President Evo Morales heeft de verkiezingen ingesteld om, zoals hij het zelf zegt, “het rechtssysteem te dekoloniseren.” Voorstanders zeggen dat de verkiezingen kunnen helpen om de democratie te versterken en het zwakke en inefficiënte rechtssysteem, waarin de inheemse bevolking weinig rechten heeft, te verbeteren.
Boliviaanse gevangenissen zijn overbevolkt en alleen welgestelde mensen met connecties kunnen zich goede advocaten veroorloven en op een snelle rechtsgang rekenen. Van de bijna 11.000 mensen die in Bolivia gedetineerd zijn, zit 80 procent in “preventieve detentie”, zegt Jorge Antonio Sueiro, algemeen directeur van het Boliviaanse gevangeniswezen.
Het gaat dan om mensen die te arm zijn om advocaten te betalen en die maanden, of soms zelfs jaren, moeten wachten voordat hun zaak voorkomt.

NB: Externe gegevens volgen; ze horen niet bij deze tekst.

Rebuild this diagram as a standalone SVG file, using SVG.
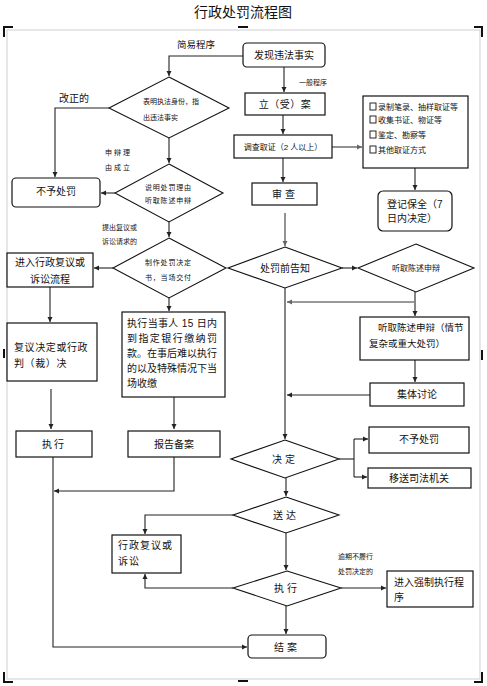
<svg xmlns="http://www.w3.org/2000/svg" width="487" height="686" viewBox="0 0 487 686">
<defs>
<marker id="ah" markerWidth="6" markerHeight="6" refX="5" refY="3" orient="auto" markerUnits="userSpaceOnUse">
<path d="M0,0.5 L5,3 L0,5.5 Z" fill="#222"/>
</marker>
<marker id="ahg" markerWidth="6" markerHeight="6" refX="5" refY="3" orient="auto" markerUnits="userSpaceOnUse">
<path d="M0,0.5 L5,3 L0,5.5 Z" fill="#666"/>
</marker>
</defs>
<style>
text{font-family:"Liberation Sans","Noto Sans CJK SC",sans-serif;fill:#111}
.t{font-size:10px}
.c{text-anchor:middle}
.s{font-size:7px}
.m{font-size:8px}
.n{fill:#fff;stroke:#111;stroke-width:1.2}
.d{fill:#fff;stroke:#111;stroke-width:1.1}
.e{fill:none;stroke:#222;stroke-width:1.1}
.g{fill:none;stroke:#777;stroke-width:1.6}
.cb{fill:#fff;stroke:#111;stroke-width:0.9}
.mark{fill:#111}
</style>
<rect width="487" height="686" fill="#fff"/>
<g id="page">
<rect x="7" y="30" width="473" height="649" fill="none" stroke="#cfcfd4" stroke-width="1"/>
<path class="mark" d="M3,26h10v2H5v9H3z"/>
<path class="mark" d="M474,26h9v11h-2v-9h-7z"/>
<path class="mark" d="M3,672h2v9h8v2H3z"/>
<path class="mark" d="M481,672h2v11h-9v-2h7z"/>
<rect class="mark" x="238" y="26" width="10" height="2"/>
<rect class="mark" x="238" y="680" width="10" height="2"/>
<rect class="mark" x="3" y="349" width="2" height="9"/>
<rect class="mark" x="481" y="350" width="2" height="10"/>
<text x="243" y="17" class="c" style="font-size:14px">行政处罚流程图</text>
</g>
<g id="connectors">
<path class="e" d="M243,56H169V76" marker-end="url(#ah)"/>
<path class="e" d="M284,67V92" marker-end="url(#ah)"/>
<path class="e" d="M283,115V134" marker-end="url(#ah)"/>
<path class="e" d="M283,158V182" marker-end="url(#ah)"/>
<path class="g" d="M285,213V246" marker-end="url(#ahg)"/>
<path class="g" d="M332,147H362" marker-end="url(#ahg)"/>
<path class="e" d="M415,168V190" marker-end="url(#ah)"/>
<path class="e" d="M109,108H55V177" marker-end="url(#ah)"/>
<path class="e" d="M169,138V163" marker-end="url(#ah)"/>
<path class="e" d="M115,193H101" marker-end="url(#ah)"/>
<path class="e" d="M169,222V237" marker-end="url(#ah)"/>
<path class="e" d="M113,268H94" marker-end="url(#ah)"/>
<path class="e" d="M169,298V311" marker-end="url(#ah)"/>
<path class="e" d="M50,287V322" marker-end="url(#ah)"/>
<path class="e" d="M51,389V429" marker-end="url(#ah)"/>
<path class="e" d="M174,397V429" marker-end="url(#ah)"/>
<path class="e" d="M53,457V647H247" marker-end="url(#ah)"/>
<path class="e" d="M174,457V491H54" marker-end="url(#ah)"/>
<path class="e" d="M342,268H357" marker-end="url(#ah)"/>
<path class="e" d="M415,292V316" marker-end="url(#ah)"/>
<path class="g" d="M414,302H287" marker-end="url(#ahg)"/>
<path class="e" d="M285,288V439" marker-end="url(#ah)"/>
<path class="e" d="M415,360V382" marker-end="url(#ah)"/>
<path class="e" d="M370,395H287" marker-end="url(#ah)"/>
<path class="e" d="M339,459H354"/>
<path class="e" d="M354,439V477"/>
<path class="e" d="M354,439H368" marker-end="url(#ah)"/>
<path class="e" d="M354,477H367" marker-end="url(#ah)"/>
<path class="e" d="M286,477V496" marker-end="url(#ah)"/>
<path class="e" d="M233,515H145V534" marker-end="url(#ah)"/>
<path class="e" d="M286,533V570" marker-end="url(#ah)"/>
<path class="e" d="M233,588H145V574" marker-end="url(#ah)"/>
<path class="e" d="M341,588H386" marker-end="url(#ah)"/>
<path class="e" d="M286,606V634" marker-end="url(#ah)"/>
<text x="196" y="48" class="c" style="font-size:9.5px">简易程序</text>
<text x="74" y="102" class="c" style="font-size:10px">改正的</text>
<text x="105" y="155" class="s" style="letter-spacing:2px">申辩理</text>
<text x="105" y="170" class="s" style="letter-spacing:2px">由成立</text>
<text x="102" y="230" class="s">提出复议或</text>
<text x="102" y="244" class="s">诉讼请求的</text>
<text x="299" y="85" class="s">一般程序</text>
<text x="338" y="559" class="s">逾期不履行</text>
<text x="338" y="574" class="s">处罚决定的</text>
</g>
<g id="n-discover"><rect class="n" x="243" y="43" width="82" height="24" rx="4"/><text x="284" y="59" class="t c">发现违法事实</text></g>
<g id="n-d1"><polygon class="d" points="169,77 229,108 169,138 109,108"/><text x="143" y="104" class="s">表明执法身份，指</text><text x="143" y="120" class="s">出违法事实</text></g>
<g id="n-nopenalty1"><rect class="n" x="12" y="178" width="88" height="29" rx="4"/><text x="56" y="195" class="t c">不予处罚</text></g>
<g id="n-d2"><polygon class="d" points="169,164 223,193 169,222 115,193"/><text x="145" y="190" class="s" style="letter-spacing:0.8px">说明处罚理由</text><text x="145" y="203" class="s" style="letter-spacing:0.8px">听取陈述申辩</text></g>
<g id="n-d3"><polygon class="d" points="169,238 226,268 169,298 113,268"/><text x="145" y="265" class="s" style="letter-spacing:0.8px">制作处罚决定</text><text x="145" y="280" class="s" style="letter-spacing:0.8px">书，当场交付</text></g>
<g id="n-review"><rect class="n" x="7" y="253" width="86" height="34"/><text x="50" y="266" class="t c">进入行政复议或</text><text x="50" y="283" class="t c">诉讼流程</text></g>
<g id="n-verdict"><rect class="n" x="7" y="323" width="90" height="58"/><text x="14" y="351" class="t" style="letter-spacing:0.6px">复议决定或行政</text><text x="14" y="367" class="t" style="letter-spacing:0.6px">判（裁）决</text></g>
<g id="n-exec1"><rect class="n" x="16" y="431" width="76" height="26"/><text x="54" y="448" class="t c" style="letter-spacing:2px">执行</text></g>
<g id="n-pay"><rect class="n" x="122" y="312" width="103" height="85"/>
<text x="127" y="327" class="t" textLength="90" lengthAdjust="spacing">执行当事人 15 日内</text>
<text x="127" y="342" class="t" textLength="90" lengthAdjust="spacing">到指定银行缴纳罚</text>
<text x="127" y="357" class="t" textLength="90" lengthAdjust="spacing">款。在事后难以执行</text>
<text x="127" y="372" class="t" textLength="90" lengthAdjust="spacing">的以及特殊情况下当</text>
<text x="127" y="387" class="t">场收缴</text></g>
<g id="n-report"><rect class="n" x="128" y="431" width="92" height="26"/><text x="174" y="448" class="t c">报告备案</text></g>
<g id="n-file"><rect class="n" x="245" y="93" width="80" height="22"/><text x="285" y="108" class="t c" style="letter-spacing:0.5px">立（受）案</text></g>
<g id="n-investigate"><rect class="n" x="234" y="135" width="98" height="23"/><text x="283" y="150" class="m c">调查取证（2 人以上）</text></g>
<g id="n-evidence"><rect class="n" x="363" y="96" width="105" height="72"/>
<rect class="cb" x="370" y="103" width="6" height="7"/><text x="378" y="110" class="m">录制笔录、抽样取证等</text>
<rect class="cb" x="370" y="116" width="6" height="7"/><text x="378" y="123" class="m">收集书证、物证等</text>
<rect class="cb" x="370" y="131" width="6" height="7"/><text x="378" y="138" class="m">鉴定、勘察等</text>
<rect class="cb" x="370" y="146" width="6" height="7"/><text x="378" y="153" class="m">其他取证方式</text></g>
<g id="n-preserve"><rect class="n" x="378" y="191" width="74" height="40" rx="5"/><text x="387" y="208" class="t">登记保全（7</text><text x="387" y="222" class="t">日内决定）</text></g>
<g id="n-examine"><rect class="n" x="252" y="183" width="65" height="22"/><text x="285" y="198" class="t c" style="letter-spacing:3px">审查</text></g>
<g id="n-notify"><polygon class="d" points="285,247 342,268 285,288 228,268"/><text x="285" y="272" class="t c">处罚前告知</text></g>
<g id="n-hear"><polygon class="d" points="416,244 474,268 416,292 358,268"/><text x="416" y="271" class="m c">听取陈述申辩</text></g>
<g id="n-hearing"><rect class="n" x="360" y="317" width="109" height="43"/><text x="378" y="331" class="t" style="font-size:9.5px">听取陈述申辩（情节</text><text x="369" y="347" class="t" style="font-size:9.5px">复杂或重大处罚）</text></g>
<g id="n-discuss"><rect class="n" x="370" y="383" width="94" height="23"/><text x="417" y="398" class="t c">集体讨论</text></g>
<g id="n-decide"><polygon class="d" points="285,440 339,459 285,478 231,459"/><text x="285" y="463" class="t c" style="letter-spacing:3px">决定</text></g>
<g id="n-nopenalty2"><rect class="n" x="369" y="427" width="100" height="26"/><text x="419" y="443" class="t c">不予处罚</text></g>
<g id="n-transfer"><rect class="n" x="368" y="468" width="103" height="20"/><text x="419" y="482" class="t c">移送司法机关</text></g>
<g id="n-deliver"><polygon class="d" points="286,497 339,515 286,533 233,515"/><text x="286" y="519" class="t c" style="letter-spacing:3px">送达</text></g>
<g id="n-appeal"><rect class="n" x="112" y="535" width="69" height="38"/><text x="118" y="549" class="t" style="letter-spacing:1px">行政复议或</text><text x="118" y="565" class="t" style="letter-spacing:1px">诉讼</text></g>
<g id="n-exec2"><polygon class="d" points="287,571 341,588 287,606 233,588"/><text x="287" y="592" class="t c" style="letter-spacing:3px">执行</text></g>
<g id="n-enforce"><rect class="n" x="387" y="571" width="86" height="36"/><text x="394" y="586" class="t">进入强制执行程</text><text x="394" y="601" class="t">序</text></g>
<g id="n-close"><rect class="n" x="248" y="635" width="78" height="23" rx="4"/><text x="287" y="651" class="t c" style="letter-spacing:3px">结案</text></g>
</svg>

Sueiro is voorstander van de verkiezingen, die hij ziet als een eerste stap op weg naar een beter justitiesysteem. “Het huidige systeem is bezig in te storten”, zegt hij. “De rechtspraak deugt niet; rechters discrimineren op grond van sociaal-economische achtergrond, ras of etniciteit. Bolivia heeft rechters nodig die door het volk gekozen zijn en die snel, transparant en accuraat rechtspreken.”
Niet onafhankelijk
Niet iedereen is echter enthousiast. Juan del Granado, een advocaat en voormalig burgemeester van La Paz, vindt de verkiezing in theorie een goed idee, maar in de praktijk zou de methode niet werken. Volgens hem heeft Morales de stemming beïnvloedt door kandidaten te kiezen die tot zijn aanhang behoren. Daarmee wordt de onafhankelijkheid van de rechtspraak ondermijnd.
“Alleen kandidaten die banden hebben met de regering staan op de kieslijst. Daarmee is een historische kans voor Bolivia verloren gegaan”, zegt Granado. Hij steunt een campagne om mensen over te halen een blanco te stemmen of “nee” op hun stemformulier te schrijven.
De 125 kandidaten waar op gestemd kan worden, zijn geselecteerd door een commissie die grotendeels uit aanhangers van Morales bestond. De oppositie kon wel bezwaar maken tegen de door de commissie voorgestelde kandidaten.
Volgens de regels van de kiescommissie moet de helft van de kandidaten vrouw zijn. Voor elke positie moet minimaal één inheemse kandidaat op de lijst staan, en de kandidaten mogen geen nauwe banden hebben met politieke partijen. Meer dan vierhonderd kandidaten werden geschrapt omdat ze niet konden voldoen aan die eisen.
De kandidaten mochten geen campagne voeren. De enige manier waarop kiezers ze konden leren kennen, was via een boekje met biografieën en cv’s dat door de regering is verspreid, of via door de overheid goedgekeurde radio en tv-spots waarin alle kandidaten evenveel zendtijd kregen.